Russian president Vladimir Putin will be attending the 2018 Shanghai Cooperation Organization Summit in Qingdao while paying a state visit to China today.
This is the first time that the leaders of China and Russia meet in 2018, and China is also the first country that Putin has officially visited since he began his fourth presidential term.
According to the report, the two sides will issue political documents and sign cooperation deals.
At present, China has entered a new era of socialism with Chinese characteristics. Russia has entered Putin’s “4.0” era and China-Russia relations, which have maintained a high level of development, will enter a new period of historical opportunities.
In the past 27 years, the internal and external environments of China and Russia have undergone major changes. The two countries have made concerted efforts to overcome difficulties and develop bilateral relationships.
Bilateral relations have risen from "mutually regarded as friendly countries" to "constructive partnerships" and then to "comprehensive strategic partnerships."
“In recent years, China and Russia have maintained close relations. This is not aimed at any third party country but is instead a strategic appeal between China and Russia,” said Guan Xueling, a Professor at the School of Economics at Renmin University of China.
Before his visit to China, President Putin accepted an exclusive interview with Shen Haixiong, the president of the China Media Group, on May 31, during which, he said Russia and China share the same goal of improving the lives of their people, which is among the broad consensus that binds the two countries together.
“Economically, both countries have made it their highest goal to improve people’s living standards. In China, President Xi proposed the 'Chinese Dream' and 'the two centenary goals'. In Russia, President Putin is also committed to continuously improving people’s living standards.”
“Therefore, this is the common aspiration of both countries and is also a necessity for the development of bilateral economic and trade relations. China and Russia not only strengthen bilateral cooperation, but also actively promote the development of multilateral cooperation,” Guan said.
“During the Shanghai Cooperation Organization Summit in Qingdao, I predict that the 'Belt and Road' Initiative will be written into the SCO declaration. Most of the SCO member states are countries along the 'Belt and Road' and they also very much want China’s support. In this context, China and Russia will continue to strengthen trade links.”
“Politically, the complex and changeable world pattern has had a greater impact on Sino-Russian relations. Especially since Trump took office, this uncertainty has gradually increased. China and Russia are considered to be the deterrents in the way of a US-led world order. This pushes China and Russia together and increases the possibility of further cooperation.”
In Guan’s opinion, the United States imposed sanctions on Russia's energy development and caused a severe blow to it. The relationship between Russia and Western countries has gradually deteriorated as a result of it.
The alleged incidents of poisoning and killing of agents has enabled the West to impose new sanctions on Russia, causing Russia to continuously challenge the Western order in the security field.
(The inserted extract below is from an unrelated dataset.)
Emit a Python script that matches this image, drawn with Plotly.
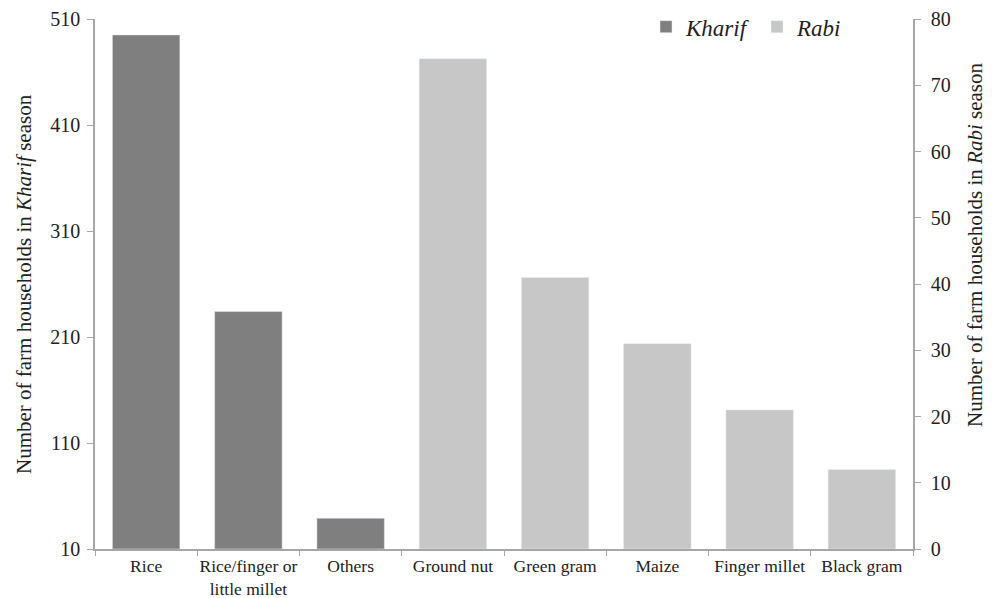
import plotly.graph_objects as go

categories = ["Rice", "Rice/finger or<br>little millet", "Others", "Ground nut",
              "Green gram", "Maize", "Finger millet", "Black gram"]
kharif_cats = categories[:3]
kharif_vals = [495, 234, 39]
rabi_cats = categories[3:]
rabi_vals = [74, 41, 31, 21, 12]
left_ticks = [10, 110, 210, 310, 410, 510]
right_ticks = [0, 10, 20, 30, 40, 50, 60, 70, 80]
left_title = "Number of farm households in <i>Kharif</i> season"
right_title = "Number of farm households in <i>Rabi</i> season"

FONT = "Liberation Serif"
AXC = "#a6a6a6"

fig = go.Figure()
fig.add_trace(go.Bar(x=kharif_cats, y=[v - 10 for v in kharif_vals], base=10,
                     name="<i>Kharif</i>", marker_color="#7f7f7f",
                     width=0.66, yaxis="y"))
fig.add_trace(go.Bar(x=rabi_cats, y=rabi_vals, name="<i>Rabi</i>",
                     marker_color="#c6c7c6", width=0.66, yaxis="y2"))

# the page body has an 8px margin, so the figure is sized/offset accordingly
fig.update_layout(
    width=987, height=590,
    margin=dict(l=87, r=82, t=11, b=49, autoexpand=False),
    paper_bgcolor="white", plot_bgcolor="white",
    barmode="overlay",
    font=dict(family=FONT, color="#222222", size=18),
    showlegend=True,
    legend=dict(orientation="h", x=0.6736, y=1.026, xanchor="left", yanchor="top",
                font=dict(size=23, family=FONT), itemwidth=30,
                entrywidth=66,
                bgcolor="rgba(0,0,0,0)", traceorder="normal"),
    xaxis=dict(type="category", categoryorder="array", categoryarray=categories,
               showline=True, linecolor=AXC, linewidth=1.5, ticks="outside",
               tickcolor=AXC, ticklen=5, tickson="boundaries", automargin=False,
               tickangle=0, tickfont=dict(size=17.5, family=FONT), showgrid=False),
    yaxis=dict(range=[10, 510], tickvals=left_ticks, showline=True, linecolor=AXC,
               linewidth=1.5, ticks="outside", tickcolor=AXC, ticklen=6,
               ticklabelstandoff=3,
               showgrid=False, zeroline=False, tickfont=dict(size=20, family=FONT),
               automargin=False),
    yaxis2=dict(range=[0, 80], tickvals=right_ticks, overlaying="y", side="right",
                showline=True, linecolor=AXC, linewidth=1.5, ticks="outside",
                tickcolor=AXC, ticklen=6, ticklabelstandoff=6,
                showgrid=False, zeroline=False,
                tickfont=dict(size=20, family=FONT), automargin=False),
    annotations=[
        dict(text=left_title, xref="paper", yref="paper", x=-0.0868, y=0.5,
             xanchor="center", yanchor="middle", textangle=-90, showarrow=False,
             font=dict(size=21, family=FONT, color="#222222")),
        dict(text=right_title, xref="paper", yref="paper", x=1.0758, y=0.5736,
             xanchor="center", yanchor="middle", textangle=-90, showarrow=False,
             font=dict(size=21, family=FONT, color="#222222")),
    ],
)

fig.write_html("out.html")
Therefore, Russia began to turn to the East and turned to the Asia Pacific region to strengthen cooperation with China.
On the other hand, China's achievements in its 40 years of reform and opening up have also benefited from the existing trade and financial order.
However, in recent years, trade frictions between China and the United States, the South China Sea issue, and the Taiwan issue have caused problems for China. In order to safeguard its own interests, China also needs to strengthen cooperation with Russia.
China has maintained the status as the largest trading partner of Russia for eight consecutive years.
In 2017, the Sino-Russian bilateral trade volume reached 84.07 billion US dollars, an increase of 20.8 percent year-on-year.
“Traditionally, Russia has advantages in the fields of energy, raw materials, oil and natural gas, while China advances in finished products, but the cooperation between the two countries is relatively simple. At present, the trade volume between the two countries continues to increase in e-commerce, agriculture and trade in services."
"In the future, cooperation between the two countries in the energy field will increase. China can also learn about Russia’s advantages in aviation and space technology,” Guan added.
Guan’s words were echoed by Mr. Cui Hongjian, a senior fellow at the China Institute of International Studies, who said “China is now trying to develop other sectors or trade with Russia, such as the digital economy, cross-border e-commerce and agriculture. In the digital economy sector, China has more mature technology and experience; we also find our advantage, for example, our huge population, therefore, it is a good time for China and Russia to cooperate in this field. ”
In 2018, the China-Russia national development strategy accelerated the docking and entered into a new phase led by system. The cooperation between the two countries in energy, military, agriculture, and finance continues to deepen.